● Job
Both the line containing "Give me the matplotlib source for this chart." and the line containing "plt.rcParams['font.family'] = ['Lato', 'DejaVu" are part of the range to copy, along with every line between them. Copy it exactly and leave out the pictures.

● Records shown

•••••

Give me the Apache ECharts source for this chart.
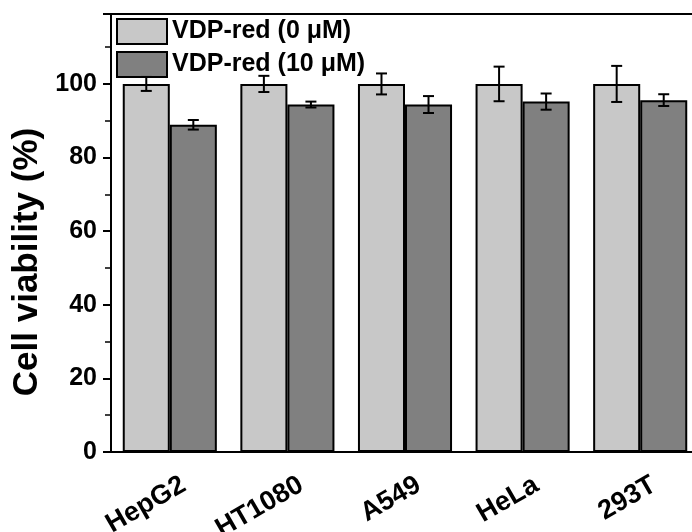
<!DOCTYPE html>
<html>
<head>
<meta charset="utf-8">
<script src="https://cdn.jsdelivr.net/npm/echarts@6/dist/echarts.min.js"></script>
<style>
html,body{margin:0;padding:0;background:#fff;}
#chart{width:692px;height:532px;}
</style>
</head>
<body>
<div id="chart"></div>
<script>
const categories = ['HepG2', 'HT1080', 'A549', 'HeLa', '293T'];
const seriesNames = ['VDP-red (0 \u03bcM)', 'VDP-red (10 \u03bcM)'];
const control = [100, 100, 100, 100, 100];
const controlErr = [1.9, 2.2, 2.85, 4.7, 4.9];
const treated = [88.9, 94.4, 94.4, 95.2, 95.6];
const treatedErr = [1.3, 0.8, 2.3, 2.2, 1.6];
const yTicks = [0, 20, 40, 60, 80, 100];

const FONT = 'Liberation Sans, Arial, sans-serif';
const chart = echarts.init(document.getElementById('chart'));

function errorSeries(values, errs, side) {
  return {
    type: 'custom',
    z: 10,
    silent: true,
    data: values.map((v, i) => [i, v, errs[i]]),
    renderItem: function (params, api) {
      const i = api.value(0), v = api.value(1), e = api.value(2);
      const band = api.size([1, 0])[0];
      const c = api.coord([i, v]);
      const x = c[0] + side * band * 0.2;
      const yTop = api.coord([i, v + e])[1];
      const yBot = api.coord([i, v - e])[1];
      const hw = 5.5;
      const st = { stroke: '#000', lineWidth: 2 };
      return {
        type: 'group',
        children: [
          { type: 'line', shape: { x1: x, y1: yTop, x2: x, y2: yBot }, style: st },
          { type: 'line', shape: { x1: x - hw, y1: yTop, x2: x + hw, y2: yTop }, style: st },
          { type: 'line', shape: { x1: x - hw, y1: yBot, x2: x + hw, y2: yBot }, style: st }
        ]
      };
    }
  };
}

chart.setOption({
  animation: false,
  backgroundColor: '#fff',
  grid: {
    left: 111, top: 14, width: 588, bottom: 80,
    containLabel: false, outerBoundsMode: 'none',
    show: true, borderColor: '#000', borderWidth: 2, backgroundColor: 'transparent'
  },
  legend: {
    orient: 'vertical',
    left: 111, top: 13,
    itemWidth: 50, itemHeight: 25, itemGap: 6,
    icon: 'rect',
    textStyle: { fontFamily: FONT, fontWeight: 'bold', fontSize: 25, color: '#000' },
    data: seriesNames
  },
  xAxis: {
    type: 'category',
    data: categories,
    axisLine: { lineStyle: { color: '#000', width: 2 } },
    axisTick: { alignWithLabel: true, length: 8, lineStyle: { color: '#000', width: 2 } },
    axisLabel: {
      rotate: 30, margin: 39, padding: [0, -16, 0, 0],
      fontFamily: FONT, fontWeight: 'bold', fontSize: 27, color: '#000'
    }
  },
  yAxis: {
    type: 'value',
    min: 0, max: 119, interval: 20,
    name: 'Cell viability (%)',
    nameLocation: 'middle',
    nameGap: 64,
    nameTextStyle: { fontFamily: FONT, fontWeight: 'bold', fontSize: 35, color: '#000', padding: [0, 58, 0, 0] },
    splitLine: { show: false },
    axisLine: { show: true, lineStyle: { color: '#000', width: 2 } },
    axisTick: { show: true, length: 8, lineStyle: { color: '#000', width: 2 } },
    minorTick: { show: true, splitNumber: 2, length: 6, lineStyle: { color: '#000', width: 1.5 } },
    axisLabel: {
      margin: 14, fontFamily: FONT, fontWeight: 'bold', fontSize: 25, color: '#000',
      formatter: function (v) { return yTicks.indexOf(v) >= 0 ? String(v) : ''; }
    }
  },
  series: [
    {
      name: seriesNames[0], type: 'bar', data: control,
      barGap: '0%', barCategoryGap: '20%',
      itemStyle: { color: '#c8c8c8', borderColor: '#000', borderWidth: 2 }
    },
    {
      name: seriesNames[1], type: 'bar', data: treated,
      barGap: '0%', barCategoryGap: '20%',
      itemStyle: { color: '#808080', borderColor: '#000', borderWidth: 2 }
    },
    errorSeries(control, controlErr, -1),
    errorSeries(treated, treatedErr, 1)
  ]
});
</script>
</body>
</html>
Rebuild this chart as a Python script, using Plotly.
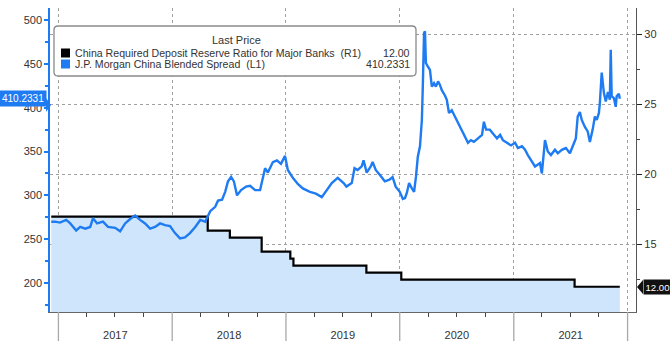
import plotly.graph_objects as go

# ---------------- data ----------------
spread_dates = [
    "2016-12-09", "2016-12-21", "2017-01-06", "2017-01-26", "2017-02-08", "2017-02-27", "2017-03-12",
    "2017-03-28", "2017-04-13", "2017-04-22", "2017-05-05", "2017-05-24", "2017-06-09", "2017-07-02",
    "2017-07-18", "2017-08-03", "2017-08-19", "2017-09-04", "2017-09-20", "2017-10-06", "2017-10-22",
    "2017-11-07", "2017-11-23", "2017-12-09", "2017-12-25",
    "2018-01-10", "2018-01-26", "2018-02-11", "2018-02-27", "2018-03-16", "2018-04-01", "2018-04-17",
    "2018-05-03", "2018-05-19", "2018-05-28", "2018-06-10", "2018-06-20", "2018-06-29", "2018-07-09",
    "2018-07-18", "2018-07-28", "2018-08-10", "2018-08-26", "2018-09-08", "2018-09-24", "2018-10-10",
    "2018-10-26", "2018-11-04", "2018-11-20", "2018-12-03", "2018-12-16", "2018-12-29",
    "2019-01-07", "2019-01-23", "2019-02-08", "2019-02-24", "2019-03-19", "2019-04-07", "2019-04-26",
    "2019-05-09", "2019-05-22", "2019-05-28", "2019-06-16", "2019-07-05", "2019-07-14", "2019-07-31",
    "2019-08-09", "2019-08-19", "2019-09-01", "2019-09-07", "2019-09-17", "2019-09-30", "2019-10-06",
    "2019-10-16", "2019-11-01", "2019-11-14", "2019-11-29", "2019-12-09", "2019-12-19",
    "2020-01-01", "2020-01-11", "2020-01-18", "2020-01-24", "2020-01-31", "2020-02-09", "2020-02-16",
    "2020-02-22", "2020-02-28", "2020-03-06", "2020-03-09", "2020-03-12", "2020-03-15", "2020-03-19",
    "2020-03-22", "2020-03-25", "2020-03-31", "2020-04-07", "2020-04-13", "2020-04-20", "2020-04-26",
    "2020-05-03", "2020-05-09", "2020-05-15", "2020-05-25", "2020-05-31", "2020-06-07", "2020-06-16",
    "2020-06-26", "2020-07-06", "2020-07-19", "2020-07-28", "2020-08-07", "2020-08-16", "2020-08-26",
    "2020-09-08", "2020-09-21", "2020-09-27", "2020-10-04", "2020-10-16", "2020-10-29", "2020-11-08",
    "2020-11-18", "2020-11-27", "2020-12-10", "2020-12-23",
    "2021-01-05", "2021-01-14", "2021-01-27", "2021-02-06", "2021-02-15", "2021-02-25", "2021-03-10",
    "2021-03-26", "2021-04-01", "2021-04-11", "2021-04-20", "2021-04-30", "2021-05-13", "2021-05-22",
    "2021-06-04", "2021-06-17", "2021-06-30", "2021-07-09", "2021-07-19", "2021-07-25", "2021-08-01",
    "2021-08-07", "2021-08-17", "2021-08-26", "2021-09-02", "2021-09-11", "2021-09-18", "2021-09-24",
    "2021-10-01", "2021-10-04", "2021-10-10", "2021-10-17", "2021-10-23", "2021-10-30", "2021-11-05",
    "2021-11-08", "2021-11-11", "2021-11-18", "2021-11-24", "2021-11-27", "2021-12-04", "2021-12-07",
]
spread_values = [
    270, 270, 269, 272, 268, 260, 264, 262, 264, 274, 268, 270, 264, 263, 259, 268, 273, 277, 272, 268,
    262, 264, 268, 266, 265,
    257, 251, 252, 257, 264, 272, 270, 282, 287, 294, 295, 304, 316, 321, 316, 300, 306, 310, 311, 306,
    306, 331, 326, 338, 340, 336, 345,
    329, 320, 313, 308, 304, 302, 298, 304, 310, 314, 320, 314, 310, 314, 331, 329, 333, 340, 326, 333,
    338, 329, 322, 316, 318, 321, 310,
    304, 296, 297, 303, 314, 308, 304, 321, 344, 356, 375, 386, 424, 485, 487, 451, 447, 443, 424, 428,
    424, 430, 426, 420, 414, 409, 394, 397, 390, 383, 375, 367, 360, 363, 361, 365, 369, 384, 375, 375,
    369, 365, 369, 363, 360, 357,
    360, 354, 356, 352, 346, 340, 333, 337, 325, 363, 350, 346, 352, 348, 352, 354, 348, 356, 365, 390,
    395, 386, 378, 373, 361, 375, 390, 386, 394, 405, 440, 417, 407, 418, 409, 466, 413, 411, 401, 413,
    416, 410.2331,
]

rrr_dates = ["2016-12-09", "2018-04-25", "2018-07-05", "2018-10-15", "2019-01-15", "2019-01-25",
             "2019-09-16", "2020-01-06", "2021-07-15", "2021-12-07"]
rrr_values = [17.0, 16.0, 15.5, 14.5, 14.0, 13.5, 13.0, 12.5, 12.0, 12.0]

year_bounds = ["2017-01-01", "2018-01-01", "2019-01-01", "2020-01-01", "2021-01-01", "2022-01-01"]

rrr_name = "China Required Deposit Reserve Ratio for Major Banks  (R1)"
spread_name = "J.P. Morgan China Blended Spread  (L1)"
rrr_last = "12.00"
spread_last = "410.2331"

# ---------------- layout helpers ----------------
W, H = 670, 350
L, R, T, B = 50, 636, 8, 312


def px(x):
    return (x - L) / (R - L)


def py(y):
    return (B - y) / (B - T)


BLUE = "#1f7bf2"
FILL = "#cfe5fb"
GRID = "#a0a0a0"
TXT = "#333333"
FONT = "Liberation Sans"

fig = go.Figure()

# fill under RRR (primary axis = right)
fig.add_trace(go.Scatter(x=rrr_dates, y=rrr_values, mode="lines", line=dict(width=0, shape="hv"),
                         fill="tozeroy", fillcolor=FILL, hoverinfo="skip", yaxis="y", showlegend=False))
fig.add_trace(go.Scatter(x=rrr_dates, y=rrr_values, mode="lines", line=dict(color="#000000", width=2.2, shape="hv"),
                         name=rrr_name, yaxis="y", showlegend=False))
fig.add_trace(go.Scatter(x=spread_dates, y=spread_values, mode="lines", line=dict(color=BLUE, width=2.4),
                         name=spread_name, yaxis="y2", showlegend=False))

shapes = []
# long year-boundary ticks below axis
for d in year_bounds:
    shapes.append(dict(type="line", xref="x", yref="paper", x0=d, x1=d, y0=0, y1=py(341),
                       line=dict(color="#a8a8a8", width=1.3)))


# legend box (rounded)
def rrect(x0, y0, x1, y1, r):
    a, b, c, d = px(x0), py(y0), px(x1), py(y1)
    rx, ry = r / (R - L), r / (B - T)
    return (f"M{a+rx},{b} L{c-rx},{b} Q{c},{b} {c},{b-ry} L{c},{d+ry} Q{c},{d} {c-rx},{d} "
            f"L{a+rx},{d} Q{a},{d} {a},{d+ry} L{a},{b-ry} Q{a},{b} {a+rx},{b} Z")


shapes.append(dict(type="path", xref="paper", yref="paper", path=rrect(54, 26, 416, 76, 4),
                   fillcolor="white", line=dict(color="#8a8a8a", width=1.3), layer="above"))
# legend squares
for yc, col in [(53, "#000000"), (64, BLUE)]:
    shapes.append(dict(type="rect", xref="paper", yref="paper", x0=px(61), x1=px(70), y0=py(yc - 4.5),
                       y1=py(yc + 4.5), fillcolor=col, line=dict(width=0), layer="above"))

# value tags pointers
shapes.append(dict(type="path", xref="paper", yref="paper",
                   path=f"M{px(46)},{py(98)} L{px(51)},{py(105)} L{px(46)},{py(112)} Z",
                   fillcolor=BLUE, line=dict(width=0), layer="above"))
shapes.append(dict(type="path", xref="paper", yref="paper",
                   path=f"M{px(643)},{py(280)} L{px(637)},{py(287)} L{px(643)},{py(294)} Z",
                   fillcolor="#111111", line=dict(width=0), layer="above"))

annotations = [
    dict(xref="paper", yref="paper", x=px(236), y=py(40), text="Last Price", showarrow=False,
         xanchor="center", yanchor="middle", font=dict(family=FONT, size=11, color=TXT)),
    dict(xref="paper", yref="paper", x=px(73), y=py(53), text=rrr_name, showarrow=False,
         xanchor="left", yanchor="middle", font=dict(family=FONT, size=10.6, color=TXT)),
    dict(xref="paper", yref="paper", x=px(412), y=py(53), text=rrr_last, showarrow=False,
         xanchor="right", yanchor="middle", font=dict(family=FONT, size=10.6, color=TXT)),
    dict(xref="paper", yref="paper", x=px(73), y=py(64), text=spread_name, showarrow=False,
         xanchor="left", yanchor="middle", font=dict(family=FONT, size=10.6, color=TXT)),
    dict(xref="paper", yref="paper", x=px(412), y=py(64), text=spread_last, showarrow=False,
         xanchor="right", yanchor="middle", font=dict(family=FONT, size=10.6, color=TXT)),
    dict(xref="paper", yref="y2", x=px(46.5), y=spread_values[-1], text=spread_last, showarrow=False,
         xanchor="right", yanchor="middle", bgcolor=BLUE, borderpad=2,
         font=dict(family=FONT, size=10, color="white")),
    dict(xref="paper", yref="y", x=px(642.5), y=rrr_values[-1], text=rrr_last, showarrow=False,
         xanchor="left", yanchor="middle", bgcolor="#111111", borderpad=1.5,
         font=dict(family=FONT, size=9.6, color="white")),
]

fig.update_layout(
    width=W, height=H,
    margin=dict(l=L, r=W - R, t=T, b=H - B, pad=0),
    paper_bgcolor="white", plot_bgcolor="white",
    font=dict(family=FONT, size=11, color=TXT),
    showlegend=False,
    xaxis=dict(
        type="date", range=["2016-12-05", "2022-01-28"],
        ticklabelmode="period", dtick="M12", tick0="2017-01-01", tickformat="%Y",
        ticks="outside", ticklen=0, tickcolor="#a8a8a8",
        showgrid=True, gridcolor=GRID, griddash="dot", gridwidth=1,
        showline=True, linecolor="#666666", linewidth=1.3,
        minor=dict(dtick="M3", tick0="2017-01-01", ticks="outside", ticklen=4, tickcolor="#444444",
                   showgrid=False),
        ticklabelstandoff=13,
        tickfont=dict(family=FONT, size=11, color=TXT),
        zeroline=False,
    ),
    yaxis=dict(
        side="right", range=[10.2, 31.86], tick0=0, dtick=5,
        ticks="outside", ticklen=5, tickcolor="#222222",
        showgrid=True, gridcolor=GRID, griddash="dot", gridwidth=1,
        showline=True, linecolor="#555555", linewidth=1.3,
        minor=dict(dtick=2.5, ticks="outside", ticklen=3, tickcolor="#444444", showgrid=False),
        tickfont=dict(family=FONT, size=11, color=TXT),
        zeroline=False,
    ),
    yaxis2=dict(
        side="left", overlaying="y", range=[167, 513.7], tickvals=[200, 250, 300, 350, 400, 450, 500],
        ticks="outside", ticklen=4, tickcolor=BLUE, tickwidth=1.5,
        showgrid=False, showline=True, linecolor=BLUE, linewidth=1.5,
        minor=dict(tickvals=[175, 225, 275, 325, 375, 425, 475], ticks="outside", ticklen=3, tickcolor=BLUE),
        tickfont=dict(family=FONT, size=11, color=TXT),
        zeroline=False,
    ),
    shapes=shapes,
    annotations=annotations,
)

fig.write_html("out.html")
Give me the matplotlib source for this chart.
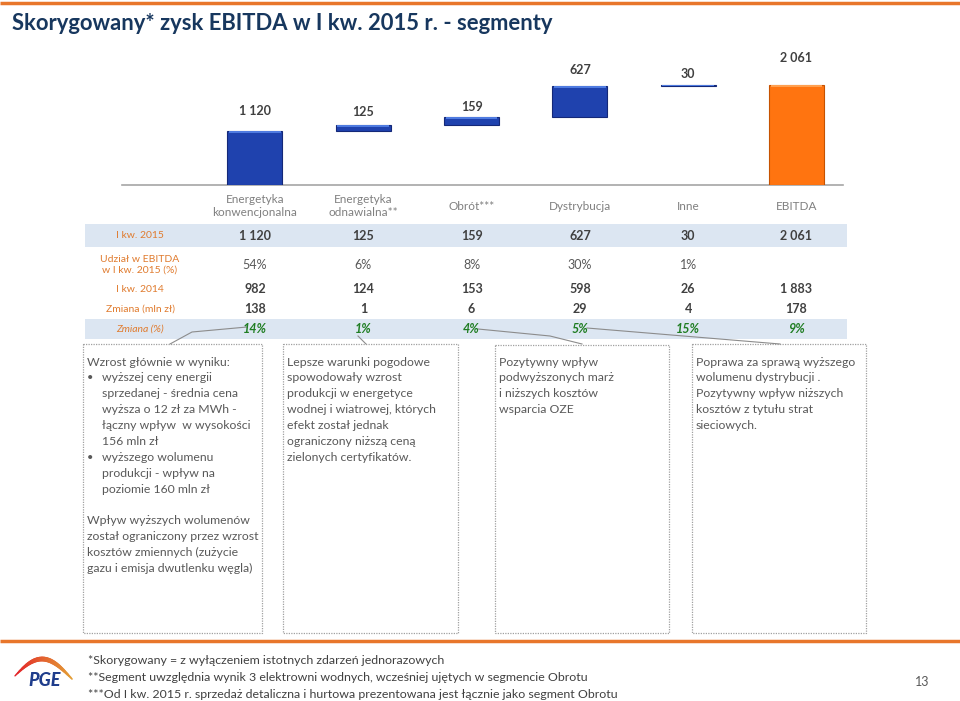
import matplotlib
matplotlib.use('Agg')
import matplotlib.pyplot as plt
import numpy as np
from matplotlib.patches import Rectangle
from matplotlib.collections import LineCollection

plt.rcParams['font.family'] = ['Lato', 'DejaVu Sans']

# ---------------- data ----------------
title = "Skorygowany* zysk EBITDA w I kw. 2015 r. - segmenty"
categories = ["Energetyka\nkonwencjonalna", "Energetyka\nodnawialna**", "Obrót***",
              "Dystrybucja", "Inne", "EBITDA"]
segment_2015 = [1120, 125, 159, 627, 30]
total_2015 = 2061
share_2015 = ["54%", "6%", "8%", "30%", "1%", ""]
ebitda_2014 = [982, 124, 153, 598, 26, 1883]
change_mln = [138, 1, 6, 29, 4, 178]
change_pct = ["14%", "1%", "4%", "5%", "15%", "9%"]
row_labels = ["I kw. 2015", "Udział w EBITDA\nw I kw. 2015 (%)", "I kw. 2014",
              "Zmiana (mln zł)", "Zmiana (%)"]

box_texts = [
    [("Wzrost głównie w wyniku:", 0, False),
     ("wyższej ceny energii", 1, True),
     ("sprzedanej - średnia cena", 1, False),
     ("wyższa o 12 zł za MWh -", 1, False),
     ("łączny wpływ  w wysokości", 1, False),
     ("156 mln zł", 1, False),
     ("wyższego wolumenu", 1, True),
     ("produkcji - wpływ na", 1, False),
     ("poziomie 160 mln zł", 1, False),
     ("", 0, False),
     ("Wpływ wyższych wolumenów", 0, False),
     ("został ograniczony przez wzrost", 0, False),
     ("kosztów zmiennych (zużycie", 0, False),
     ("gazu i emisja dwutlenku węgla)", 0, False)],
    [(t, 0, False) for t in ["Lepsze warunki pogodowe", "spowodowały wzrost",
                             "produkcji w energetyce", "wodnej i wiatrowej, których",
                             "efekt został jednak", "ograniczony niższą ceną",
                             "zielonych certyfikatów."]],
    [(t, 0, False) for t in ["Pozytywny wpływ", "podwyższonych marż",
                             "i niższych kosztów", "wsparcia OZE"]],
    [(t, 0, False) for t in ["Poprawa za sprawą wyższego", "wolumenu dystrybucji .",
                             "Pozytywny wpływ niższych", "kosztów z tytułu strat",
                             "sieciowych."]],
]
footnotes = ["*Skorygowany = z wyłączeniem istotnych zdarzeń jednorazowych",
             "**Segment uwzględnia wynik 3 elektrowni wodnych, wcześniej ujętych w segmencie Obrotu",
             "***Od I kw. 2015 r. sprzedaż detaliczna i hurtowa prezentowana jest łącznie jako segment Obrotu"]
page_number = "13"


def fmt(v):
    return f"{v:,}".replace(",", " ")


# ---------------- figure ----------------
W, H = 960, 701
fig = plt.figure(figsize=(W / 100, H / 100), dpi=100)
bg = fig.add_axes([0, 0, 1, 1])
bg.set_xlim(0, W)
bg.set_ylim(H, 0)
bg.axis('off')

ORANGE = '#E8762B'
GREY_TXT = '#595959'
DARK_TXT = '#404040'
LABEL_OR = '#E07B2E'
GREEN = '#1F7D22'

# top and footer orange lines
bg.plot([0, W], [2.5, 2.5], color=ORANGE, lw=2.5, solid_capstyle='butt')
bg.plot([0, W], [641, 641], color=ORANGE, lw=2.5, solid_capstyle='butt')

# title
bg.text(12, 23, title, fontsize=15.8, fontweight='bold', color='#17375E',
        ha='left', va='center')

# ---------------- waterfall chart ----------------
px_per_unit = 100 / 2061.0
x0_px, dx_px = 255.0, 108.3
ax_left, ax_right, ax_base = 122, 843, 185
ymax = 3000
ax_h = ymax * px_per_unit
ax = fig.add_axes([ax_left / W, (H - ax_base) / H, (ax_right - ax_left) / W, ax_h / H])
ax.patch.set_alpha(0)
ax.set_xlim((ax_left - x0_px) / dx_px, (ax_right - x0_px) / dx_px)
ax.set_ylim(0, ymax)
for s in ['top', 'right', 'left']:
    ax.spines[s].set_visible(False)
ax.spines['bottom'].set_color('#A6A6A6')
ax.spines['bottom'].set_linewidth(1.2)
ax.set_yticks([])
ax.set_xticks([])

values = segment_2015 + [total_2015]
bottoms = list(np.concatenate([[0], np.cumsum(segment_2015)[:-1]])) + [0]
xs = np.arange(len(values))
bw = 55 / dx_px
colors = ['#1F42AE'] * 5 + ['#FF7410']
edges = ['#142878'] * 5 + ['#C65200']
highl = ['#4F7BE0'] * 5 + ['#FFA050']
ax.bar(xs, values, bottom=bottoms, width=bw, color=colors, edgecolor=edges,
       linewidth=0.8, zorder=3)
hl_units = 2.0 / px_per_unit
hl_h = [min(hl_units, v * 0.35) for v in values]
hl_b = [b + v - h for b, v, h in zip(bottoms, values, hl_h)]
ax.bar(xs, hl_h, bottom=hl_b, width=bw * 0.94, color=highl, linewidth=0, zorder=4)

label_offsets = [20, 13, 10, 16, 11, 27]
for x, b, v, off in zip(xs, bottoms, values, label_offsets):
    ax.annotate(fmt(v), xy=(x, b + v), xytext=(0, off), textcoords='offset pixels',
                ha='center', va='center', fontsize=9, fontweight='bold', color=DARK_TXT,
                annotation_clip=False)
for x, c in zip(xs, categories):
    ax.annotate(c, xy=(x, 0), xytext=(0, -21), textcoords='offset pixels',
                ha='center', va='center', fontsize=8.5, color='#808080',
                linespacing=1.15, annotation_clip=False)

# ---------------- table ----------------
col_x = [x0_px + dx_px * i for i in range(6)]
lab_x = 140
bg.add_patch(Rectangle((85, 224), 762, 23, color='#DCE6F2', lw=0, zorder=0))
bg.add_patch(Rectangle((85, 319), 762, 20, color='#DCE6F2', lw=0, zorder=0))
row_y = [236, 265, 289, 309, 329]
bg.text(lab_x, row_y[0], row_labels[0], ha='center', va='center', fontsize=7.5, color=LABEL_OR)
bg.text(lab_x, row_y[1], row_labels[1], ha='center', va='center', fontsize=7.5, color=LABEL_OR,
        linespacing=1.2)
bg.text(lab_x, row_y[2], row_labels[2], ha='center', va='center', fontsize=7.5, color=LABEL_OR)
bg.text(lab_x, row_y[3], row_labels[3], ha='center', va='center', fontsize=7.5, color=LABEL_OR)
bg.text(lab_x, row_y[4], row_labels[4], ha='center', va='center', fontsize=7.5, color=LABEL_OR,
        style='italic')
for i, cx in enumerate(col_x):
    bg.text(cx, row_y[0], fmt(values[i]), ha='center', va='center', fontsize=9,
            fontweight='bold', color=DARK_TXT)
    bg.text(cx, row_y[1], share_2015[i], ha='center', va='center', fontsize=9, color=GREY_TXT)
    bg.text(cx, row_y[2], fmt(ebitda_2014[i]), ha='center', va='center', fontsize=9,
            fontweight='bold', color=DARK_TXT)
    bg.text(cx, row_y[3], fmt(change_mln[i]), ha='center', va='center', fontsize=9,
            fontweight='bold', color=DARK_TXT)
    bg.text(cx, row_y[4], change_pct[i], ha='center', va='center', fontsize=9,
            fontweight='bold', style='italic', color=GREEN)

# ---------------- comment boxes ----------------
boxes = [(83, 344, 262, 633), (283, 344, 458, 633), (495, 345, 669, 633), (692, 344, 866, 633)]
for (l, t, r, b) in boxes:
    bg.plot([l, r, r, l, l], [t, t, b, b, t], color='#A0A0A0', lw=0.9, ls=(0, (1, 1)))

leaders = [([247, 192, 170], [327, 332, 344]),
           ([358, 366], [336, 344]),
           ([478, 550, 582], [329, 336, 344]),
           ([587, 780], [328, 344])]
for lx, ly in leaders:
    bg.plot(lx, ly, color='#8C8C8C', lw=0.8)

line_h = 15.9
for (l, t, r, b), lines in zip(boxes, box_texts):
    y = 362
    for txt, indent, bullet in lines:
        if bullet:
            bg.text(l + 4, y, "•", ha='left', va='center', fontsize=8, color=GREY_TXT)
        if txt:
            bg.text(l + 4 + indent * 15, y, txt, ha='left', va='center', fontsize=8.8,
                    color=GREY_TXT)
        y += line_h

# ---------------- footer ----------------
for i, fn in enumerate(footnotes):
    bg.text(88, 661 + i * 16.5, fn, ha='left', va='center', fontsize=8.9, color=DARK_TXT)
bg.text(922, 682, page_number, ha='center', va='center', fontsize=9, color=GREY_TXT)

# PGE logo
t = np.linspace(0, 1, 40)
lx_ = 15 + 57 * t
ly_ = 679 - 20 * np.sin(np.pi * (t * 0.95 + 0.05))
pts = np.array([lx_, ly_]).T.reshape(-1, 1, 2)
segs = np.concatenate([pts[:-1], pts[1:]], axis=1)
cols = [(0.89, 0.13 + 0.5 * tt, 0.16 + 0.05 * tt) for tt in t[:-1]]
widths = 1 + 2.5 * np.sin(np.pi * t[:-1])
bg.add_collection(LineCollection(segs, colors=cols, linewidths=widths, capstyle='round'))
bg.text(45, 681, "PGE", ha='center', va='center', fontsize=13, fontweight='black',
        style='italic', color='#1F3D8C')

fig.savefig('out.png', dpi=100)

•••••

● Final answer
Give me the matplotlib source for this chart.
import matplotlib
matplotlib.use('Agg')
import matplotlib.pyplot as plt
import numpy as np
from matplotlib.patches import Rectangle
from matplotlib.collections import LineCollection

plt.rcParams['font.family'] = ['Lato', 'DejaVu Sans']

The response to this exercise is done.